## Source excerpt
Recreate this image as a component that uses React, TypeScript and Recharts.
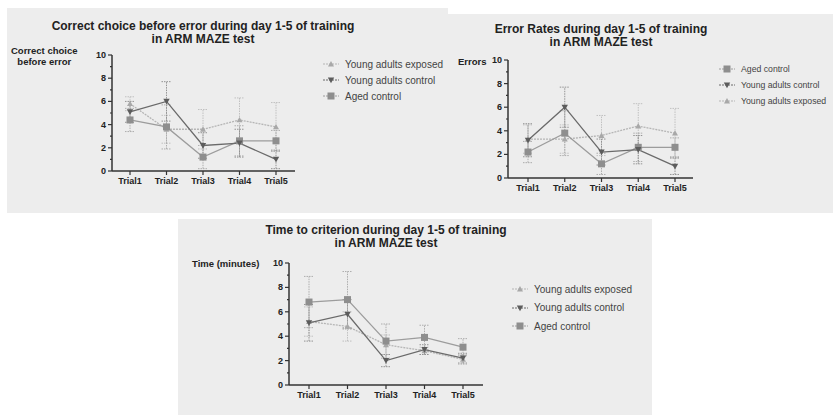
import React from 'react';
import { LineChart, Line, XAxis, YAxis, ErrorBar } from 'recharts';

const trials = ['Trial1', 'Trial2', 'Trial3', 'Trial4', 'Trial5'];
const yTicks = [0, 1, 2, 3, 4, 5, 6, 7, 8, 9, 10];

// Correct choice before error
const choiceExposed = [5.8, 3.6, 3.6, 4.4, 3.8];
const choiceExposedErr = [0.6, 1.2, 1.7, 1.9, 2.1];
const choiceControl = [5.1, 6.0, 2.2, 2.4, 1.0];
const choiceControlErr = [0.9, 1.7, 1.1, 1.2, 0.8];
const choiceAged = [4.4, 3.8, 1.2, 2.6, 2.6];
const choiceAgedErr = [1.0, 1.9, 1.0, 1.3, 0.9];

// Error rates
const errorsAged = [2.2, 3.8, 1.2, 2.6, 2.6];
const errorsAgedErr = [0.9, 1.9, 0.9, 1.2, 0.8];
const errorsControl = [3.2, 6.0, 2.2, 2.4, 1.0];
const errorsControlErr = [1.4, 1.7, 1.1, 1.2, 0.7];
const errorsExposed = [3.3, 3.3, 3.6, 4.4, 3.8];
const errorsExposedErr = [1.2, 1.2, 1.7, 1.9, 2.1];

// Time to criterion
const timeExposed = [5.2, 4.8, 3.3, 2.8, 2.1];
const timeExposedErr = [1.2, 1.2, 0.8, 0.3, 0.4];
const timeControl = [5.1, 5.8, 2.0, 2.9, 2.2];
const timeControlErr = [1.5, 1.2, 0.5, 0.4, 0.4];
const timeAged = [6.8, 7.0, 3.6, 3.9, 3.1];
const timeAgedErr = [2.1, 2.3, 1.4, 1.0, 0.7];

const FONT = '"Liberation Sans", Arial, sans-serif';
const BG = '#ededed';

type Group = 'exposed' | 'control' | 'aged';

const groupNames: Record<Group, string> = {
  exposed: 'Young adults exposed',
  control: 'Young adults control',
  aged: 'Aged control',
};

const groupStyle: Record<Group, { stroke: string; fill: string; dash?: string; err: string; shape: string; size: number }> = {
  exposed: { stroke: '#b5b5b5', fill: '#a8a8a8', dash: '2 1', err: '#c0c0c0', shape: 'up', size: 3 },
  control: { stroke: '#6a6a6a', fill: '#5c5c5c', err: '#939393', shape: 'down', size: 3.2 },
  aged: { stroke: '#9c9c9c', fill: '#8e8e8e', err: '#adadad', shape: 'square', size: 3.5 },
};

const Marker = ({ cx, cy, group }: { cx: number; cy: number; group: Group }) => {
  const s = groupStyle[group];
  const r = s.size;
  if (s.shape === 'square') {
    return <rect x={cx - r} y={cy - r} width={r * 2} height={r * 2} fill={s.fill} />;
  }
  const d =
    s.shape === 'up'
      ? `M${cx},${cy - r} L${cx + r},${cy + r * 0.8} L${cx - r},${cy + r * 0.8} Z`
      : `M${cx},${cy + r} L${cx + r},${cy - r * 0.8} L${cx - r},${cy - r * 0.8} Z`;
  return <path d={d} fill={s.fill} />;
};

const makeDot = (group: Group) => (p: any) => (
  <g key={`${group}-${p.index}`}>
    <Marker cx={p.cx} cy={p.cy} group={group} />
  </g>
);

const YTick = (p: any) => {
  const v = p.payload.value as number;
  const major = v % 2 === 0;
  return (
    <g>
      <line x1={p.x - (major ? 4 : 2)} x2={p.x} y1={p.y} y2={p.y} stroke="#333" strokeWidth={1.2} />
      {major && (
        <text x={p.x - 6} y={p.y} dy={3} textAnchor="end" fontSize={9} fontWeight="bold" fill="#222" fontFamily={FONT}>
          {v}
        </text>
      )}
    </g>
  );
};

interface SeriesSpec {
  group: Group;
  values: number[];
  errors: number[];
}

interface PanelProps {
  left: number;
  top: number;
  width: number;
  height: number;
  title: string[];
  titleX: number;
  titleY: number;
  titleSize: number;
  yLabel: string[];
  yLabelX: number;
  yLabelY: number;
  yLabelAlign: 'center' | 'left';
  plot: { x: number; y: number; w: number; h: number; padL: number; padR: number };
  legend: { x: number; y: number; gap: number; size: number };
  series: SeriesSpec[];
  drawOrder: Group[];
}

const Panel = (props: PanelProps) => {
  const { plot, series } = props;
  const rows = trials.map((trial, i) => {
    const row: any = { trial };
    series.forEach((s) => {
      row[s.group] = s.values[i];
      row[s.group + 'Err'] = s.errors[i];
    });
    return row;
  });
  const yAxisW = 30;
  const xAxisH = 20;
  const margin = {
    top: plot.y,
    left: plot.x - yAxisW,
    right: props.width - plot.x - plot.w,
    bottom: props.height - plot.y - plot.h - xAxisH,
  };
  return (
    <div
      style={{
        position: 'absolute',
        left: props.left,
        top: props.top,
        width: props.width,
        height: props.height,
        background: BG,
        overflow: 'hidden',
        fontFamily: FONT,
      }}
    >
      <div
        style={{
          position: 'absolute',
          left: props.titleX - 200,
          top: props.titleY,
          width: 400,
          textAlign: 'center',
          fontWeight: 'bold',
          fontSize: props.titleSize,
          lineHeight: '13px',
          color: '#222',
        }}
      >
        {props.title.map((t) => (
          <div key={t}>{t}</div>
        ))}
      </div>
      <div
        style={{
          position: 'absolute',
          left: props.yLabelX,
          top: props.yLabelY,
          fontWeight: 'bold',
          fontSize: 9.5,
          lineHeight: '11px',
          color: '#222',
          textAlign: props.yLabelAlign,
          whiteSpace: 'nowrap',
        }}
      >
        {props.yLabel.map((t) => (
          <div key={t}>{t}</div>
        ))}
      </div>
      <div style={{ position: 'absolute', left: 0, top: 0 }}>
        <LineChart width={props.width} height={props.height} data={rows} margin={margin}>
          <XAxis
            dataKey="trial"
            height={xAxisH}
            padding={{ left: plot.padL, right: plot.padR }}
            stroke="#333"
            axisLine={{ stroke: '#333', strokeWidth: 1.5 }}
            tickLine={{ stroke: '#333', strokeWidth: 1.2 }}
            tickSize={4}
            tickMargin={3}
            tick={{ fontSize: 9, fontWeight: 'bold', fill: '#222', fontFamily: FONT }}
            interval={0}
          />
          <YAxis
            type="number"
            domain={[0, 10]}
            ticks={yTicks}
            width={yAxisW}
            interval={0}
            axisLine={{ stroke: '#333', strokeWidth: 1.5 }}
            tickLine={false}
            tickSize={0}
            tickMargin={0}
            tick={<YTick />}
          />
          {props.drawOrder.map((g) => {
            const st = groupStyle[g];
            return (
              <Line
                key={g}
                dataKey={g}
                name={groupNames[g]}
                stroke={st.stroke}
                strokeWidth={1.3}
                strokeDasharray={st.dash}
                dot={makeDot(g)}
                activeDot={false}
                isAnimationActive={false}
              >
                <ErrorBar
                  dataKey={g + 'Err'}
                  direction="y"
                  width={5}
                  stroke={st.err}
                  strokeWidth={1}
                  strokeDasharray="1.5 1"
                  isAnimationActive={false}
                />
              </Line>
            );
          })}
        </LineChart>
      </div>
      <div style={{ position: 'absolute', left: props.legend.x, top: props.legend.y }}>
        {series.map((s) => (
          <div
            key={s.group}
            style={{ display: 'flex', alignItems: 'center', height: props.legend.gap, whiteSpace: 'nowrap' }}
          >
            <svg width={16} height={10} style={{ marginRight: 6 }}>
              <line
                x1={0}
                x2={16}
                y1={5}
                y2={5}
                stroke={groupStyle[s.group].stroke}
                strokeWidth={1}
                strokeDasharray="2 1"
              />
              <Marker cx={8} cy={5} group={s.group} />
            </svg>
            <span style={{ fontSize: props.legend.size, color: '#444' }}>{groupNames[s.group]}</span>
          </div>
        ))}
      </div>
    </div>
  );
};

export default function App() {
  return (
    <div style={{ position: 'absolute', left: 0, top: 0, width: 833, height: 415, background: '#fff', overflow: 'hidden' }}>
      <Panel
        left={7}
        top={8}
        width={441}
        height={205}
        title={['Correct choice before error during day 1-5 of training', 'in ARM MAZE test']}
        titleX={196}
        titleY={12}
        titleSize={12}
        yLabel={['Correct choice', 'before error']}
        yLabelX={4}
        yLabelY={37}
        yLabelAlign="center"
        plot={{ x: 105, y: 47, w: 183, h: 116, padL: 18, padR: 19 }}
        legend={{ x: 316, y: 48, gap: 16, size: 10 }}
        series={[
          { group: 'exposed', values: choiceExposed, errors: choiceExposedErr },
          { group: 'control', values: choiceControl, errors: choiceControlErr },
          { group: 'aged', values: choiceAged, errors: choiceAgedErr },
        ]}
        drawOrder={['exposed', 'aged', 'control']}
      />
      <Panel
        left={448}
        top={14}
        width={385}
        height={199}
        title={['Error Rates during day 1-5 of training', 'in ARM MAZE test']}
        titleX={153}
        titleY={9}
        titleSize={12}
        yLabel={['Errors']}
        yLabelX={10}
        yLabelY={42}
        yLabelAlign="left"
        plot={{ x: 60, y: 46, w: 185, h: 118, padL: 20, padR: 18 }}
        legend={{ x: 271, y: 47, gap: 16, size: 8.7 }}
        series={[
          { group: 'aged', values: errorsAged, errors: errorsAgedErr },
          { group: 'control', values: errorsControl, errors: errorsControlErr },
          { group: 'exposed', values: errorsExposed, errors: errorsExposedErr },
        ]}
        drawOrder={['exposed', 'aged', 'control']}
      />
      <Panel
        left={178}
        top={219}
        width={474}
        height={196}
        title={['Time to criterion during day 1-5 of training', 'in ARM MAZE test']}
        titleX={208}
        titleY={5}
        titleSize={12}
        yLabel={['Time (minutes)']}
        yLabelX={14}
        yLabelY={39}
        yLabelAlign="left"
        plot={{ x: 111, y: 44, w: 194, h: 122, padL: 20, padR: 20 }}
        legend={{ x: 334, y: 61, gap: 18.5, size: 10 }}
        series={[
          { group: 'exposed', values: timeExposed, errors: timeExposedErr },
          { group: 'control', values: timeControl, errors: timeControlErr },
          { group: 'aged', values: timeAged, errors: timeAgedErr },
        ]}
        drawOrder={['exposed', 'control', 'aged']}
      />
    </div>
  );
}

## Work required
Write out, word for word, the lines from the start of the data through the one holding "const errorsExposedErr = [1.2, 1.2, 1.7, 1.9, 2.1];". Omit pictures.

## Finished task
Recreate this image as a component that uses React, TypeScript and Recharts.
import React from 'react';
import { LineChart, Line, XAxis, YAxis, ErrorBar } from 'recharts';

const trials = ['Trial1', 'Trial2', 'Trial3', 'Trial4', 'Trial5'];
const yTicks = [0, 1, 2, 3, 4, 5, 6, 7, 8, 9, 10];

// Correct choice before error
const choiceExposed = [5.8, 3.6, 3.6, 4.4, 3.8];
const choiceExposedErr = [0.6, 1.2, 1.7, 1.9, 2.1];
const choiceControl = [5.1, 6.0, 2.2, 2.4, 1.0];
const choiceControlErr = [0.9, 1.7, 1.1, 1.2, 0.8];
const choiceAged = [4.4, 3.8, 1.2, 2.6, 2.6];
const choiceAgedErr = [1.0, 1.9, 1.0, 1.3, 0.9];

// Error rates
const errorsAged = [2.2, 3.8, 1.2, 2.6, 2.6];
const errorsAgedErr = [0.9, 1.9, 0.9, 1.2, 0.8];
const errorsControl = [3.2, 6.0, 2.2, 2.4, 1.0];
const errorsControlErr = [1.4, 1.7, 1.1, 1.2, 0.7];
const errorsExposed = [3.3, 3.3, 3.6, 4.4, 3.8];
const errorsExposedErr = [1.2, 1.2, 1.7, 1.9, 2.1];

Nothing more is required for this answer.